Editorial

A building regulator is long overdue

Govt must act swiftly before another earthquake strikes

The 5.7-magnitude earthquake that recently shook parts of Bangladesh was a geological warning shot, a prelude to a catastrophic rupture that experts fear is nearly inevitable. In a deltaic land with extreme urban density, this is an existential gamble where lives, livelihoods, and entire communities hang in the balance. Unfortunately, as we have been warning for years, the country's shield against any earthquake-induced devastation is weak, with a relatively modern building code that is comprehensive in theory but largely ignored in practice.

Five years ago, according to a report, the then government gazetted the Bangladesh National Building Code. On paper, it is a robust document, prescribing rigorous standards for seismic resilience, fire safety, and structural integrity. It mandates the creation of a Bangladesh Building Regulatory Authority (BBRA) to police runaway construction. But half a decade on, the BBRA remains a fiction. In its absence, the country's urban sprawl—a chaotic mix of glass-and-steel towers and precarious masonry—has been left largely unregulated.

Admittedly, this failure is one of bureaucratic design. Rather than establishing an independent body of engineers and planners, the previous administration handed oversight to deputy commissioners.

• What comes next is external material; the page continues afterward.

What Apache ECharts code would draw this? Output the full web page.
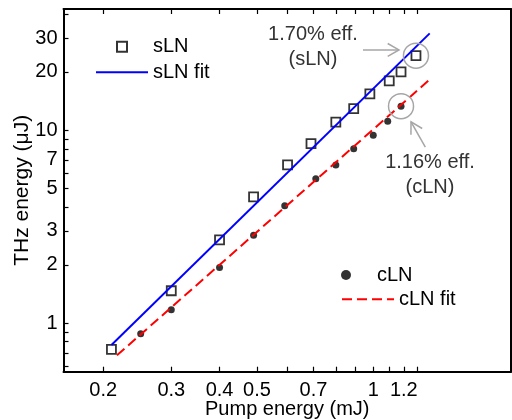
<!DOCTYPE html>
<html>
<head>
<meta charset="utf-8">
<script src="https://cdn.jsdelivr.net/npm/echarts@6/dist/echarts.min.js"></script>
<style>
html, body { margin: 0; padding: 0; background: #fff; }
#chart { width: 512px; height: 420px; }
</style>
</head>
<body>
<div id="chart"></div>
<script>
// pump energy (mJ) and THz energy (uJ)
const sLNPump = [0.21, 0.3, 0.4, 0.49, 0.6, 0.69, 0.8, 0.89, 0.98, 1.1, 1.18, 1.29]
const sLNTHz = [0.73, 1.47, 2.7, 4.5, 6.6, 8.5, 11.0, 12.9, 15.4, 18.0, 20.0, 24.3]
const cLNPump = [0.25, 0.3, 0.4, 0.49, 0.59, 0.71, 0.8, 0.89, 1.0, 1.09, 1.18]
const cLNTHz = [0.88, 1.17, 1.94, 2.85, 4.05, 5.6, 6.6, 8.0, 9.4, 11.1, 13.3]

// fit lines (end points)
const sLNFitPump = [0.21, 1.4]
const sLNFitTHz = [0.77, 31.7]
const cLNFitPump = [0.217, 1.41]
const cLNFitTHz = [0.68, 18.5]

const xTicks = [0.2, 0.3, 0.4, 0.5, 0.6, 0.7, 0.8, 0.9, 1, 1.1, 1.2, 1.3]
const xTickLabels = [0.2, 0.3, 0.4, 0.5, 0.7, 1, 1.2]
const yTicks = [0.6, 0.7, 0.8, 0.9, 1, 2, 3, 4, 5, 6, 7, 8, 9, 10, 20, 30, 40]
const yTickLabels = [1, 2, 3, 5, 7, 10, 20, 30]

const FONT = '"Liberation Sans", Arial, sans-serif'
const GRAY = '#a6a6a6'
// square in the middle of a 52x10 box (the lone moves only widen the box)
const LEGEND_SQUARE = 'path://M-21,0M31,10M0,0H10V10H0Z'

const zip = (xs, ys) => xs.map((x, i) => [x, ys[i]])

const xRange = { min: 0.1578, max: 2.273 }
const yRange = { min: 0.5594, max: 42.4 }

const frame = { show: true, lineStyle: { color: '#000', width: 2 } }
const ticks = (values) => ({ show: true, inside: true, length: 5, customValues: values, lineStyle: { color: '#000', width: 1.2 } })

// one legend per entry so each can sit where the original put it
function legendAt (item, left, top) {
  return {
    data: [item],
    left: left,
    top: top,
    padding: 0,
    itemWidth: 52,
    itemHeight: 10,
    selectedMode: false,
    textStyle: { fontFamily: FONT, fontSize: 20, color: '#000' }
  }
}

const chart = echarts.init(document.getElementById('chart'))

chart.setOption({
  animation: false,
  grid: { left: 63.5, right: 1, top: 9, bottom: 48.3, outerBoundsMode: 'none', containLabel: false },
  legend: [
    legendAt({ name: 'sLN', icon: LEGEND_SQUARE }, 95, 36.7),
    legendAt({ name: 'sLN fit', itemStyle: { opacity: 0 } }, 95, 62.3),
    legendAt({ name: 'cLN' }, 341, 265),
    legendAt({ name: 'cLN fit', itemStyle: { opacity: 0 } }, 341, 289.3)
  ],
  xAxis: [
    {
      type: 'log',
      min: xRange.min,
      max: xRange.max,
      name: 'Pump energy (mJ)',
      nameLocation: 'middle',
      nameGap: 28,
      nameMoveOverlap: false,
      nameTextStyle: { fontFamily: FONT, fontSize: 20, color: '#000' },
      axisLine: frame,
      axisTick: ticks(xTicks),
      minorTick: { show: false },
      splitLine: { show: false },
      axisLabel: { customValues: xTickLabels, margin: 9, fontFamily: FONT, fontSize: 20, color: '#000' }
    },
    {
      type: 'log',
      position: 'top',
      min: xRange.min,
      max: xRange.max,
      axisLine: frame,
      axisTick: ticks(xTicks),
      splitLine: { show: false },
      axisLabel: { show: false }
    }
  ],
  yAxis: [
    {
      type: 'log',
      min: yRange.min,
      max: yRange.max,
      name: 'THz energy (μJ)',
      nameLocation: 'middle',
      nameGap: 31,
      nameMoveOverlap: false,
      nameTextStyle: { fontFamily: FONT, fontSize: 21, color: '#000' },
      axisLine: frame,
      axisTick: ticks(yTicks),
      splitLine: { show: false },
      axisLabel: { customValues: yTickLabels, margin: 6, fontFamily: FONT, fontSize: 20, color: '#000' }
    },
    {
      type: 'log',
      position: 'right',
      min: yRange.min,
      max: yRange.max,
      axisLine: frame,
      axisTick: { show: false },
      splitLine: { show: false },
      axisLabel: { show: false }
    }
  ],
  series: [
    {
      name: 'sLN fit',
      type: 'line',
      data: zip(sLNFitPump, sLNFitTHz),
      symbol: 'none',
      lineStyle: { color: '#0000ff', width: 2 },
      itemStyle: { color: '#0000ff' }
    },
    {
      name: 'cLN fit',
      type: 'line',
      data: zip(cLNFitPump, cLNFitTHz),
      symbol: 'none',
      lineStyle: { color: '#ff0000', width: 2, type: [10, 5] },
      itemStyle: { color: '#ff0000' }
    },
    {
      name: 'sLN',
      type: 'scatter',
      data: zip(sLNPump, sLNTHz),
      symbol: 'rect',
      symbolSize: 9,
      itemStyle: { color: 'rgba(255,255,255,0)', borderColor: '#000', borderWidth: 1.8 },
      markPoint: {
        silent: true,
        symbol: 'circle',
        symbolSize: 25,
        label: { show: false },
        itemStyle: { color: 'rgba(0,0,0,0)', borderColor: GRAY, borderWidth: 1.5 },
        data: [{ coord: [sLNPump[sLNPump.length - 1], sLNTHz[sLNTHz.length - 1]] }]
      }
    },
    {
      name: 'cLN',
      type: 'scatter',
      data: zip(cLNPump, cLNTHz),
      symbol: 'circle',
      symbolSize: 7,
      itemStyle: { color: '#000' },
      markPoint: {
        silent: true,
        symbol: 'circle',
        symbolSize: 25,
        label: { show: false },
        itemStyle: { color: 'rgba(0,0,0,0)', borderColor: GRAY, borderWidth: 1.5 },
        data: [{ coord: [cLNPump[cLNPump.length - 1], cLNTHz[cLNTHz.length - 1]] }]
      }
    }
  ]
})

// arrows + efficiency notes, placed relative to the circled points
function arrow (tail, tip) {
  const ang = Math.atan2(tip[1] - tail[1], tip[0] - tail[0])
  const head = 13
  const spread = 0.52
  const p1 = [tip[0] - head * Math.cos(ang - spread), tip[1] - head * Math.sin(ang - spread)]
  const p2 = [tip[0] - head * Math.cos(ang + spread), tip[1] - head * Math.sin(ang + spread)]
  const style = { stroke: GRAY, lineWidth: 1.5, fill: null }
  return [
    { type: 'line', silent: true, shape: { x1: tail[0], y1: tail[1], x2: tip[0], y2: tip[1] }, style: style },
    { type: 'polyline', silent: true, shape: { points: [p1, tip, p2] }, style: style }
  ]
}

function note (text, x, y) {
  return {
    type: 'text',
    silent: true,
    x: x,
    y: y,
    style: {
      text: text,
      fontFamily: FONT,
      fontSize: 20,
      lineHeight: 25,
      fill: '#333',
      align: 'center',
      verticalAlign: 'middle'
    }
  }
}

const ps = chart.convertToPixel({ seriesIndex: 2 }, [sLNPump[sLNPump.length - 1], sLNTHz[sLNTHz.length - 1]])
const pc = chart.convertToPixel({ seriesIndex: 3 }, [cLNPump[cLNPump.length - 1], cLNTHz[cLNTHz.length - 1]])

chart.setOption({
  graphic: [
    note('1.70% eff.\n(sLN)', ps[0] - 103, ps[1] - 9),
    ...arrow([ps[0] - 53, ps[1] - 5.7], [ps[0] - 17, ps[1] - 5.7]),
    note('1.16% eff.\n(cLN)', pc[0] + 29, pc[1] + 69),
    ...arrow([pc[0] + 24.3, pc[1] + 41], [pc[0] + 10, pc[1] + 15.7])
  ]
})
</script>
</body>
</html>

Asking district-level civil servants with no technical background to audit shear walls or soil liquefaction potential was a bizarre idea that, perhaps to no one's surprise, created a regulatory vacuum. In major cities, enforcement of the building code remains porous. In upazilas and rural areas, it is effectively nonexistent.

The stakes, as the recent earthquake has shown, could not be higher. Rajuk, Dhaka's development agency, estimates that a 6.9-magnitude quake could flatten 865,000 buildings and kill 210,000 people in the capital alone. Its old quarters, with narrow lanes and century-old structures, are particularly vulnerable. In Chattogram, three-quarters of buildings are deemed "at serious risk." Without a central authority to enforce soil testing and structural compliance, these and other cities are effectively building their own tombs.

The current administration has rightly flagged this as an emergency. The chief adviser has reportedly ordered an inquiry to create a dedicated authority to approve all construction, and an interim committee expects to form the BBRA by December. Building a regulator from scratch takes time, but it must be done, and done right and fast.

Going forward, all relevant government departments must stop treating construction safety as a general administrative task and recognise it as an inviolable technical line. The "building officials" designated by the code—executive engineers from the Public Works Department—must be empowered properly, bypassing the sclerotic district committees. A culture of third-party vetting, standard in the West but foreign to Bangladesh's corner-cutting construction sector, must also be enforced. Given how grave the threats are, we must do everything necessary to ensure that when the earth moves, our structures, and the people inside them, can survive.